Baan is positioning itself for a rebound with the help of IBM after having had a difficult year, according to a new report from investment analysts, Lehman Brothers.
Over the last 12 months, the troubled based enterprise resource planning (ERP) applications vendor has been buffeted by a series of adverse analyst reports and rumours that the way it reported sales had inflated its figures.
As a result, market confidence waned in the company and a drop in license revenues led to heavy losses. This spurred a cull of more than 1,200 staff and the closure or consolidation of more than 50 offices worldwide at the start of the year (see VNU Newswire, 20 January, 1999)
But a report from Lehman's London office suggests there is room for cautious optimism. Although the firm is maintaining a ‘neutral’ position, it believes Baan is doing all the right things to put itself on the mend.
Mairi Johnson and Brian Skiba, researchers at Lehman's, said: "We recommend that investors put this name back on the radar screen," as a result of management changes, a focus on new applications such as supply chain and customer relationship management (CRM), and non exclusive technology deals with Microsoft and IBM.
And one of the keys to its potential turnaround, they claim, lies in Baan's ability to exploit the IBM relationship, particularly because lately, IBM is said to have become concerned over the amount of influence rival ERP vendor, SAP, is exercising over Global 1000 customers.
Baan also appointed Jim Mooney, a former IBMer, to the key post of chief financial officer earlier this year, and his influence is believed to have brought about introductions to five large, new customers.
Johnson and Skiba also said that, although Baan focused primarily on its supply chain and Internet initiatives at a recent analysts' conference, they were impressed it had recognised that traditional manufacturing businesses still need to deploy ERP systems to ensure they keep a lid on costs, but also respond to customers and suppliers in realtime.
"The Internet economy means ruthless and unparalleled competition combined with unmatched speed.
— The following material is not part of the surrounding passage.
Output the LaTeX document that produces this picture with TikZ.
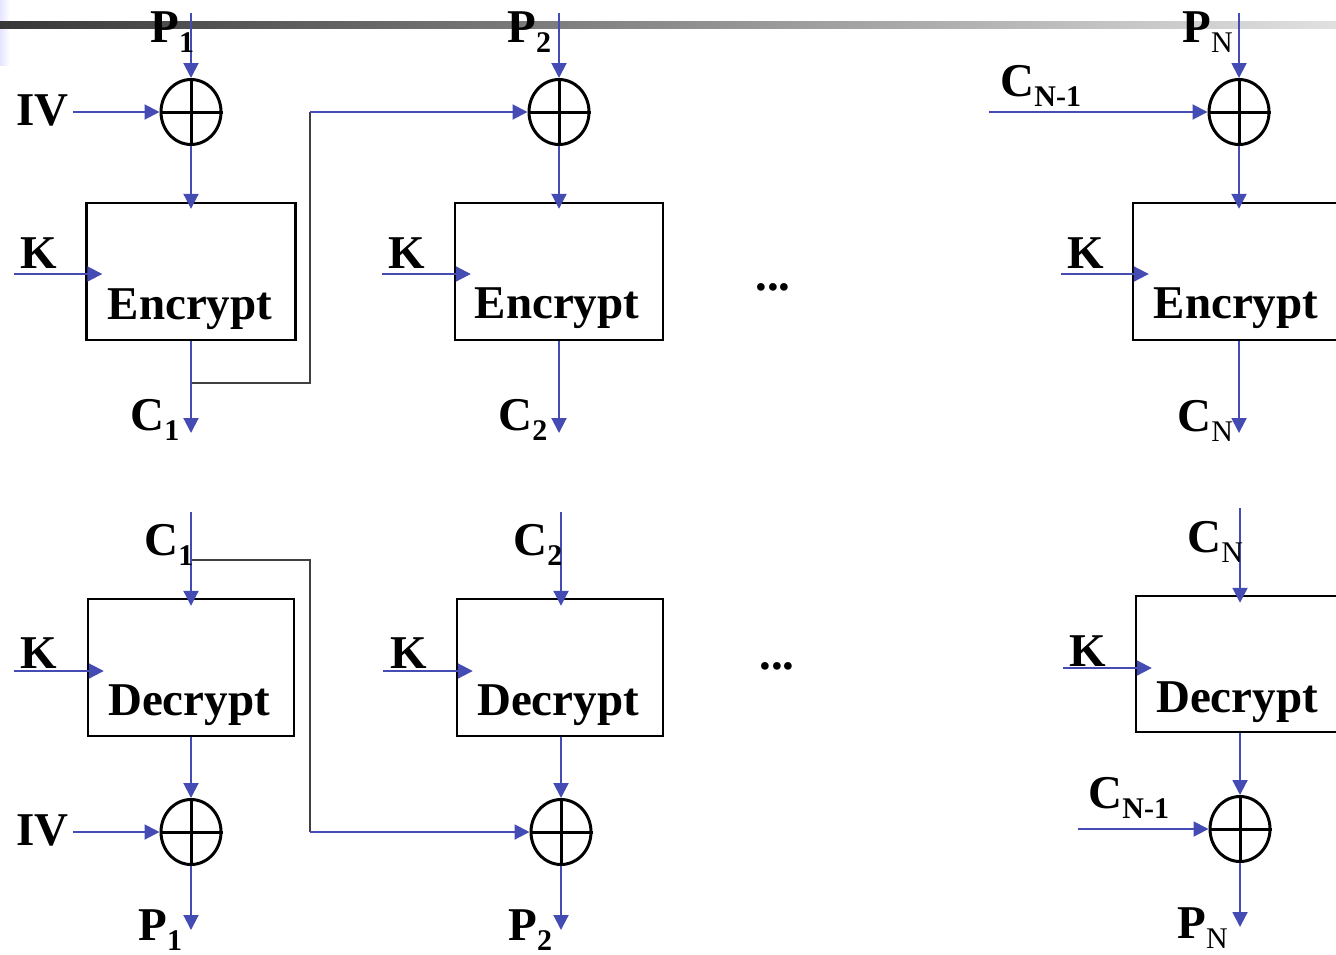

Enterprise software plays a key role in compressing time within and between enterprises," said the report.
But Baan said that, while it had no plans to make further significant headcount reductions in future, there was still considerable slack in its organisation, especially in the educational services division. The company also suggested that its sales people could make a greater impact if market conditions were better, atlhough this is only flagging up what many in the ERP market already know.
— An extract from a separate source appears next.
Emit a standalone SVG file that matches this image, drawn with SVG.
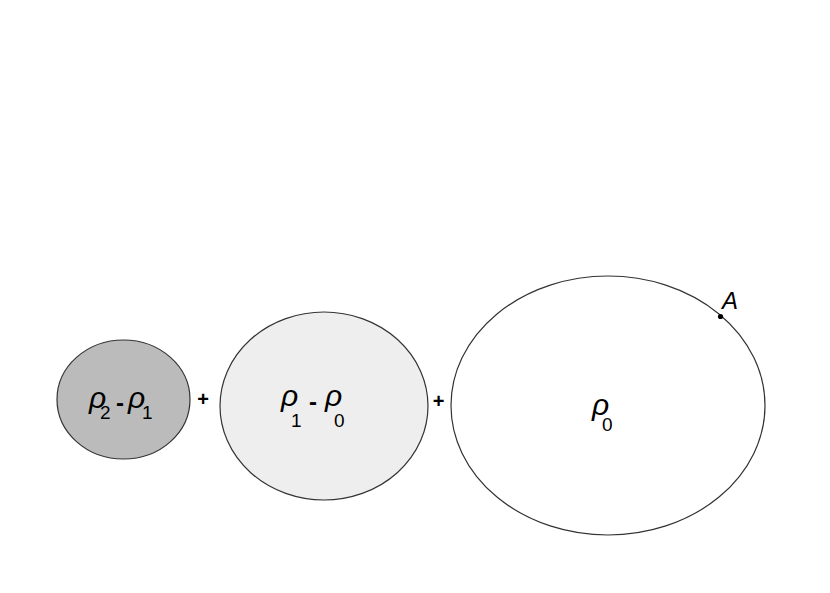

As a result, Baan is concentrating its efforts on trying to sell its acquired product sets rather than making a sustained sales effort in the general ERP market with its more traditional offerings.
But Lehman's said performance here was patchy. Aurum, the sales force automation unit, which Baan acquired a couple of years ago (see VNU Newswire, 15 May, 1997) and which was previously headed by Mary Coleman, Baan’s current chief executive, is competing well.
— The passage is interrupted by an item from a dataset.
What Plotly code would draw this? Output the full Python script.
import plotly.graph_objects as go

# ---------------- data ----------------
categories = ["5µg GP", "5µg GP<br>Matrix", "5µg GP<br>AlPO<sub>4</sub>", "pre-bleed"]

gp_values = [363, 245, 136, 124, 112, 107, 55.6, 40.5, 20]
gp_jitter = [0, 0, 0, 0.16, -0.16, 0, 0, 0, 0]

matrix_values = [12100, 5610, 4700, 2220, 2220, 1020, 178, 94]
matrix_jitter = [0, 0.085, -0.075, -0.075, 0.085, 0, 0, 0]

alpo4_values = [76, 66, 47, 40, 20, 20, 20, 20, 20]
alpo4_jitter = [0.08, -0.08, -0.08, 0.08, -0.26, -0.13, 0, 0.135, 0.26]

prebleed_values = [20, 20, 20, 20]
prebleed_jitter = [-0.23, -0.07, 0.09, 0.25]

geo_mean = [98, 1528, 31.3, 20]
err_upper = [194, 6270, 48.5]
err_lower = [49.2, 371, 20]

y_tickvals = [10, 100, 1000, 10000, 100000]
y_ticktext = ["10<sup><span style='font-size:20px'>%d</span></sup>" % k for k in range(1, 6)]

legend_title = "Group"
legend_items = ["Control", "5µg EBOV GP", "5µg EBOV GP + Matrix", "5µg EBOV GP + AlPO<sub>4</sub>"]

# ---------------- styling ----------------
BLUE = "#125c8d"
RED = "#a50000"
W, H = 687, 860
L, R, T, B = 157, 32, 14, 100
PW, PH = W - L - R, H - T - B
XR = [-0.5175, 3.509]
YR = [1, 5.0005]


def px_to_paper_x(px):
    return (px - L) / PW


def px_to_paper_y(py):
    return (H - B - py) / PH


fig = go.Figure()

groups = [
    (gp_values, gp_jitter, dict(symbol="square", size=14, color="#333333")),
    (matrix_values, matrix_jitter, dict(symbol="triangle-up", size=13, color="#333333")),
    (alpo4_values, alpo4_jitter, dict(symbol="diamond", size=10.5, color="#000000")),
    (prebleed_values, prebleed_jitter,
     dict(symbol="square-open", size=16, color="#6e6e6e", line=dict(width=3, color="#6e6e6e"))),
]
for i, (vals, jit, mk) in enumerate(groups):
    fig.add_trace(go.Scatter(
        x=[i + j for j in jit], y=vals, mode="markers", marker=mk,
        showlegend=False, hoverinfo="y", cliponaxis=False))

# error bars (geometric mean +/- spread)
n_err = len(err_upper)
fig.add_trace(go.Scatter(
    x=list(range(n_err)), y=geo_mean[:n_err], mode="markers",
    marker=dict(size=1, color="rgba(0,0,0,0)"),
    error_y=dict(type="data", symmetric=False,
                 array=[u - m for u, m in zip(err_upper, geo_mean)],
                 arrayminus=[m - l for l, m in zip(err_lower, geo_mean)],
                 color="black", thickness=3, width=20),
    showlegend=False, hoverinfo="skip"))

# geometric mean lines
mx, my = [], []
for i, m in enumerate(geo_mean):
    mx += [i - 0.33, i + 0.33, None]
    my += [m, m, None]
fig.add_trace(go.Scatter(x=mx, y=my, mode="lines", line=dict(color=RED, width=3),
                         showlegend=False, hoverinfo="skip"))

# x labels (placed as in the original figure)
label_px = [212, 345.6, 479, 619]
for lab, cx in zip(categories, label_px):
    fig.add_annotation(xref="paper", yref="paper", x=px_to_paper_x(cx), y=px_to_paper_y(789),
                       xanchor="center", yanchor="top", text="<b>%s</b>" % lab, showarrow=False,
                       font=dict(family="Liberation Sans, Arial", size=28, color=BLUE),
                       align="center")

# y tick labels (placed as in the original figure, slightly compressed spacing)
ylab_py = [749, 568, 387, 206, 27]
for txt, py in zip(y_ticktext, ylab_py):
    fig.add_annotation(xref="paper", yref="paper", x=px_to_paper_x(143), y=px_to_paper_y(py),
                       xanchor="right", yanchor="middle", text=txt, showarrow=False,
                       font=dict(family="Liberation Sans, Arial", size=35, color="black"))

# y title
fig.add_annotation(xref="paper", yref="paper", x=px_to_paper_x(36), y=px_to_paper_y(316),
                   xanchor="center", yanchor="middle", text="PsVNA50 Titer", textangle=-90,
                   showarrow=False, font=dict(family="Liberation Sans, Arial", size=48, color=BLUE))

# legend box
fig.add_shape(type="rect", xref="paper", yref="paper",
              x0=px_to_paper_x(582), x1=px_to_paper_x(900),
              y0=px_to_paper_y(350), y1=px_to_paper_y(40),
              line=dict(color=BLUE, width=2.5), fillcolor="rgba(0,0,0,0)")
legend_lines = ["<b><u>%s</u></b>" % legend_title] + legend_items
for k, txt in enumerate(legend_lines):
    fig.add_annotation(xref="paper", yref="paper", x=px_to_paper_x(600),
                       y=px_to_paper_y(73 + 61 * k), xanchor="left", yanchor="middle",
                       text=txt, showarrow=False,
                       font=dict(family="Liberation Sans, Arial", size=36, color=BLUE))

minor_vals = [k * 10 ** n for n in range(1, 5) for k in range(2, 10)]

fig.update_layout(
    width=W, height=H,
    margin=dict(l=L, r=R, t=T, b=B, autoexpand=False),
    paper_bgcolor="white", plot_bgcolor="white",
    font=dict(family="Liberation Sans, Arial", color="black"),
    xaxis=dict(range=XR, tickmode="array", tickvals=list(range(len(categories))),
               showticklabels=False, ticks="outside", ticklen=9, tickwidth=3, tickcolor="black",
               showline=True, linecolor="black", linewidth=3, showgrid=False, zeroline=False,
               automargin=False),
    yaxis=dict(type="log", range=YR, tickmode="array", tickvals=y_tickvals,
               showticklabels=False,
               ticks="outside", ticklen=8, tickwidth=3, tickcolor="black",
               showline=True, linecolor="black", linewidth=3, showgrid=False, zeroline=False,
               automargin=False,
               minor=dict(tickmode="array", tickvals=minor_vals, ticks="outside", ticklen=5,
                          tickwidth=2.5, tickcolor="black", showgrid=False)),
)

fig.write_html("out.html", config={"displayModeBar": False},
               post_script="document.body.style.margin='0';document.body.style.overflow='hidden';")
But Coda Financials, which Baan bought last year (see VNU Newswire, 24 February, 1998) is said to be struggling as customers' requirements for core ERP functionality dry up.
"We believe the survival of the company is no longer an issue, and frankly growth in the company is now a question of timing - not if ever. Once again, execution of the 4,700 people is key. Moreover, timing of demand, particularly at the higher end of the ERP market has to play out in Q4, given the upcoming millennium clock tick," Lehmans concluded.